• What is being asked:
Omit the images. Copy each entry word for word.

**** Records provided ****

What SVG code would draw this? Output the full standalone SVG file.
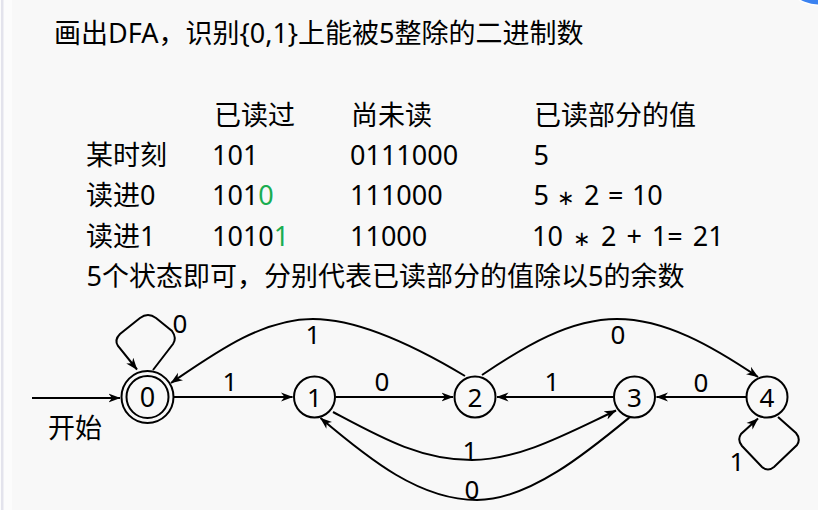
<svg xmlns="http://www.w3.org/2000/svg" width="818" height="510" viewBox="0 0 818 510">
<defs>
<style>
.t{font-family:"Noto Sans","Noto Sans CJK SC",sans-serif;font-size:27px;fill:#000}
.g{fill:#1aad50}
.s{font-size:21px}
.lbl{font-family:"Noto Sans","Noto Sans CJK SC",sans-serif;font-size:26px;fill:#000;text-anchor:middle}
.nd{fill:none;stroke:#000;stroke-width:2}
.e{fill:none;stroke:#000;stroke-width:2;marker-end:url(#arr)}
</style>
<marker id="arr" viewBox="0 0 12 10" refX="11.5" refY="5" markerWidth="12" markerHeight="10" markerUnits="userSpaceOnUse" orient="auto">
<path d="M0,0.5 L12,5 L0,9.5 L3.5,5 z" fill="#000"/>
</marker>
</defs>
<rect x="0" y="0" width="818" height="510" fill="#f8f8f8"/>
<rect x="0" y="0" width="12" height="510" fill="#fcfcfc"/>
<rect x="1" y="0" width="2.5" height="510" fill="#e3e3ec"/>
<circle cx="818" cy="-30" r="36" fill="#ffffff"/>
<circle cx="818" cy="-30" r="34.5" fill="#3b82f0"/>

<g id="text">
<text class="t" x="54" y="43">画出DFA，识别{0,1}上能被5整除的二进制数</text>
<text class="t" x="214" y="124.5">已读过</text>
<text class="t" x="351" y="124.5">尚未读</text>
<text class="t" x="534" y="124.5">已读部分的值</text>
<text class="t" x="86" y="164.5">某时刻</text>
<text class="t" x="212" y="164.5">101</text>
<text class="t" x="350" y="164.5">0111000</text>
<text class="t" x="533.5" y="164.5">5</text>
<text class="t" x="86" y="205">读进0</text>
<text class="t" x="212" y="205">101<tspan class="g">0</tspan></text>
<text class="t" x="350" y="205">111000</text>
<text class="t" x="533.5" y="205" word-spacing="1.5">5 <tspan class="s">∗</tspan> 2 = 10</text>
<text class="t" x="86" y="246">读进1</text>
<text class="t" x="212" y="246">1010<tspan class="g">1</tspan></text>
<text class="t" x="350" y="246">11000</text>
<text class="t" x="532" y="246" word-spacing="3">10 <tspan class="s">∗</tspan> 2 + 1= 21</text>
<text class="t" x="86.5" y="286">5个状态即可，分别代表已读部分的值除以5的余数</text>
<text class="t" x="48" y="438">开始</text>
</g>

<g id="connectors">
<path class="e" d="M32,398 L120,398"/>
<path class="e" d="M174,397 L292.5,397"/>
<path class="e" d="M336,397 L453,397"/>
<path class="e" d="M613,397 L497,397"/>
<path class="e" d="M746,397 L656.5,397"/>
<path class="e" d="M465,376 C420,349 362,319 313,319 C262,319 215,353 171,383"/>
<path class="e" d="M482,375 C525,346 570,319 617,319 C665,319 712,346 758,377"/>
<path class="e" d="M333,412 C380,437 420,460 472,460 C520,460 570,432 616,410.5"/>
<path class="e" d="M630,417 C590,450 530,500 477,500 C420,500 370,460 320.5,418"/>
<path class="e" d="M153,370 L173,344 Q177,338 172,331 L156,318 Q148,312 140,318 L120,334 Q114,340 118,346 L137,369.5"/>
<path class="e" d="M778,417 L796,433 Q801,439 797,445 L774,467 Q768,472 762,467 L742,446 Q737,440 741,434 L758,418.5"/>
<text class="lbl" x="180" y="333">0</text>
<text class="lbl" x="313" y="344">1</text>
<text class="lbl" x="230" y="391">1</text>
<text class="lbl" x="382" y="391">0</text>
<text class="lbl" x="618" y="344">0</text>
<text class="lbl" x="552" y="391">1</text>
<text class="lbl" x="701" y="392">0</text>
<text class="lbl" x="470" y="460">1</text>
<text class="lbl" x="472" y="499">0</text>
<text class="lbl" x="737" y="471">1</text>
</g>

<g id="node0">
<circle class="nd" cx="147.5" cy="397" r="26"/>
<circle class="nd" cx="147.5" cy="397" r="21"/>
<text class="lbl" x="147.5" y="407" style="font-size:27px">0</text>
</g>
<g id="node1">
<circle class="nd" cx="314.5" cy="397" r="20.5"/>
<text class="lbl" x="314.5" y="406.5">1</text>
</g>
<g id="node2">
<circle class="nd" cx="475" cy="397" r="20.5"/>
<text class="lbl" x="475" y="406.5">2</text>
</g>
<g id="node3">
<circle class="nd" cx="634.5" cy="397" r="20.5"/>
<text class="lbl" x="634.5" y="406.5">3</text>
</g>
<g id="node4">
<circle class="nd" cx="767" cy="397" r="20.5"/>
<text class="lbl" x="767" y="406.5">4</text>
</g>
</svg>
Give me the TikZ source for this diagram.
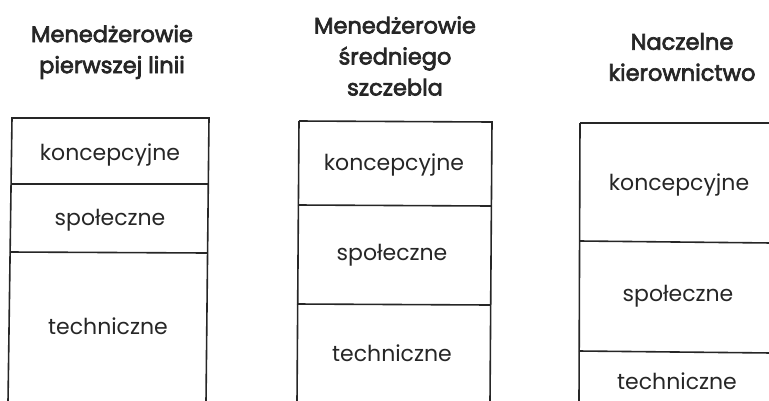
\documentclass[tikz,border=0pt]{standalone}
\usepackage{fontspec}
\setmainfont{Poppins}
\newfontfamily\titlefont[FakeBold=3]{Poppins}
\begin{document}
\begin{tikzpicture}[x=1pt,y=-1pt,
  boxline/.style={draw=black!85,line width=1.6pt},
  title/.style={font=\titlefont\fontsize{22.5}{31}\selectfont,align=center,text=black!85},
  cell/.style={font=\fontsize{22}{24}\selectfont,text=black!85}]
\useasboundingbox (0,0) rectangle (769,400);
% column 1
\draw[boxline] (12,118) -- (209,118) -- (206,402) -- (8,402) -- cycle;
\draw[boxline] (11,184) -- (208,184);
\draw[boxline] (10,252) -- (207,253);
\node[title] (t1) at (112,52) {Menedżerowie\\pierwszej linii};
\node[cell] (a1) at (110,155) {koncepcyjne};
\node[cell] (b1) at (110,220) {społeczne};
\node[cell] (c1) at (108,326) {techniczne};
% column 2
\draw[boxline] (299,121) -- (492,122) -- (490,402);
\draw[boxline] (299,121) -- (297,402);
\draw[boxline] (298,205) -- (491,206);
\draw[boxline] (297,304) -- (490,305);
\node[title] (t2) at (395,56) {Menedżerowie\\średniego\\szczebla};
\node[cell] (a2) at (394,165) {koncepcyjne};
\node[cell] (b2) at (392,255) {społeczne};
\node[cell] (c2) at (392,353) {techniczne};
% column 3
\draw[boxline] (580,123) -- (772,123);
\draw[boxline] (580,123) -- (579,402);
\draw[boxline] (580,241) -- (772,243);
\draw[boxline] (579,351) -- (772,353);
\node[title] (t3) at (682,57) {Naczelne\\kierownictwo};
\node[cell] (a3) at (679,185) {koncepcyjne};
\node[cell] (b3) at (678,296) {społeczne};
\node[cell] (c3) at (677,381) {techniczne};
\end{tikzpicture}
\end{document}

****

• Answer for this exercise:
What SVG code would draw this? Output the full standalone SVG file.
<svg xmlns="http://www.w3.org/2000/svg" width="818" height="510" viewBox="0 0 818 510">
<defs>
<style>
.t{font-family:"Noto Sans","Noto Sans CJK SC",sans-serif;font-size:27px;fill:#000}
.g{fill:#1aad50}
.s{font-size:21px}
.lbl{font-family:"Noto Sans","Noto Sans CJK SC",sans-serif;font-size:26px;fill:#000;text-anchor:middle}
.nd{fill:none;stroke:#000;stroke-width:2}
.e{fill:none;stroke:#000;stroke-width:2;marker-end:url(#arr)}
</style>
<marker id="arr" viewBox="0 0 12 10" refX="11.5" refY="5" markerWidth="12" markerHeight="10" markerUnits="userSpaceOnUse" orient="auto">
<path d="M0,0.5 L12,5 L0,9.5 L3.5,5 z" fill="#000"/>
</marker>
</defs>
<rect x="0" y="0" width="818" height="510" fill="#f8f8f8"/>
<rect x="0" y="0" width="12" height="510" fill="#fcfcfc"/>
<rect x="1" y="0" width="2.5" height="510" fill="#e3e3ec"/>
<circle cx="818" cy="-30" r="36" fill="#ffffff"/>
<circle cx="818" cy="-30" r="34.5" fill="#3b82f0"/>

<g id="text">
<text class="t" x="54" y="43">画出DFA，识别{0,1}上能被5整除的二进制数</text>
<text class="t" x="214" y="124.5">已读过</text>
<text class="t" x="351" y="124.5">尚未读</text>
<text class="t" x="534" y="124.5">已读部分的值</text>
<text class="t" x="86" y="164.5">某时刻</text>
<text class="t" x="212" y="164.5">101</text>
<text class="t" x="350" y="164.5">0111000</text>
<text class="t" x="533.5" y="164.5">5</text>
<text class="t" x="86" y="205">读进0</text>
<text class="t" x="212" y="205">101<tspan class="g">0</tspan></text>
<text class="t" x="350" y="205">111000</text>
<text class="t" x="533.5" y="205" word-spacing="1.5">5 <tspan class="s">∗</tspan> 2 = 10</text>
<text class="t" x="86" y="246">读进1</text>
<text class="t" x="212" y="246">1010<tspan class="g">1</tspan></text>
<text class="t" x="350" y="246">11000</text>
<text class="t" x="532" y="246" word-spacing="3">10 <tspan class="s">∗</tspan> 2 + 1= 21</text>
<text class="t" x="86.5" y="286">5个状态即可，分别代表已读部分的值除以5的余数</text>
<text class="t" x="48" y="438">开始</text>
</g>

<g id="connectors">
<path class="e" d="M32,398 L120,398"/>
<path class="e" d="M174,397 L292.5,397"/>
<path class="e" d="M336,397 L453,397"/>
<path class="e" d="M613,397 L497,397"/>
<path class="e" d="M746,397 L656.5,397"/>
<path class="e" d="M465,376 C420,349 362,319 313,319 C262,319 215,353 171,383"/>
<path class="e" d="M482,375 C525,346 570,319 617,319 C665,319 712,346 758,377"/>
<path class="e" d="M333,412 C380,437 420,460 472,460 C520,460 570,432 616,410.5"/>
<path class="e" d="M630,417 C590,450 530,500 477,500 C420,500 370,460 320.5,418"/>
<path class="e" d="M153,370 L173,344 Q177,338 172,331 L156,318 Q148,312 140,318 L120,334 Q114,340 118,346 L137,369.5"/>
<path class="e" d="M778,417 L796,433 Q801,439 797,445 L774,467 Q768,472 762,467 L742,446 Q737,440 741,434 L758,418.5"/>
<text class="lbl" x="180" y="333">0</text>
<text class="lbl" x="313" y="344">1</text>
<text class="lbl" x="230" y="391">1</text>
<text class="lbl" x="382" y="391">0</text>
<text class="lbl" x="618" y="344">0</text>
<text class="lbl" x="552" y="391">1</text>
<text class="lbl" x="701" y="392">0</text>
<text class="lbl" x="470" y="460">1</text>
<text class="lbl" x="472" y="499">0</text>
<text class="lbl" x="737" y="471">1</text>
</g>

<g id="node0">
<circle class="nd" cx="147.5" cy="397" r="26"/>
<circle class="nd" cx="147.5" cy="397" r="21"/>
<text class="lbl" x="147.5" y="407" style="font-size:27px">0</text>
</g>
<g id="node1">
<circle class="nd" cx="314.5" cy="397" r="20.5"/>
<text class="lbl" x="314.5" y="406.5">1</text>
</g>
<g id="node2">
<circle class="nd" cx="475" cy="397" r="20.5"/>
<text class="lbl" x="475" y="406.5">2</text>
</g>
<g id="node3">
<circle class="nd" cx="634.5" cy="397" r="20.5"/>
<text class="lbl" x="634.5" y="406.5">3</text>
</g>
<g id="node4">
<circle class="nd" cx="767" cy="397" r="20.5"/>
<text class="lbl" x="767" y="406.5">4</text>
</g>
</svg>
Give me the TikZ source for this diagram.
\documentclass[tikz,border=0pt]{standalone}
\usepackage{fontspec}
\setmainfont{Poppins}
\newfontfamily\titlefont[FakeBold=3]{Poppins}
\begin{document}
\begin{tikzpicture}[x=1pt,y=-1pt,
  boxline/.style={draw=black!85,line width=1.6pt},
  title/.style={font=\titlefont\fontsize{22.5}{31}\selectfont,align=center,text=black!85},
  cell/.style={font=\fontsize{22}{24}\selectfont,text=black!85}]
\useasboundingbox (0,0) rectangle (769,400);
% column 1
\draw[boxline] (12,118) -- (209,118) -- (206,402) -- (8,402) -- cycle;
\draw[boxline] (11,184) -- (208,184);
\draw[boxline] (10,252) -- (207,253);
\node[title] (t1) at (112,52) {Menedżerowie\\pierwszej linii};
\node[cell] (a1) at (110,155) {koncepcyjne};
\node[cell] (b1) at (110,220) {społeczne};
\node[cell] (c1) at (108,326) {techniczne};
% column 2
\draw[boxline] (299,121) -- (492,122) -- (490,402);
\draw[boxline] (299,121) -- (297,402);
\draw[boxline] (298,205) -- (491,206);
\draw[boxline] (297,304) -- (490,305);
\node[title] (t2) at (395,56) {Menedżerowie\\średniego\\szczebla};
\node[cell] (a2) at (394,165) {koncepcyjne};
\node[cell] (b2) at (392,255) {społeczne};
\node[cell] (c2) at (392,353) {techniczne};
% column 3
\draw[boxline] (580,123) -- (772,123);
\draw[boxline] (580,123) -- (579,402);
\draw[boxline] (580,241) -- (772,243);
\draw[boxline] (579,351) -- (772,353);
\node[title] (t3) at (682,57) {Naczelne\\kierownictwo};
\node[cell] (a3) at (679,185) {koncepcyjne};
\node[cell] (b3) at (678,296) {społeczne};
\node[cell] (c3) at (677,381) {techniczne};
\end{tikzpicture}
\end{document}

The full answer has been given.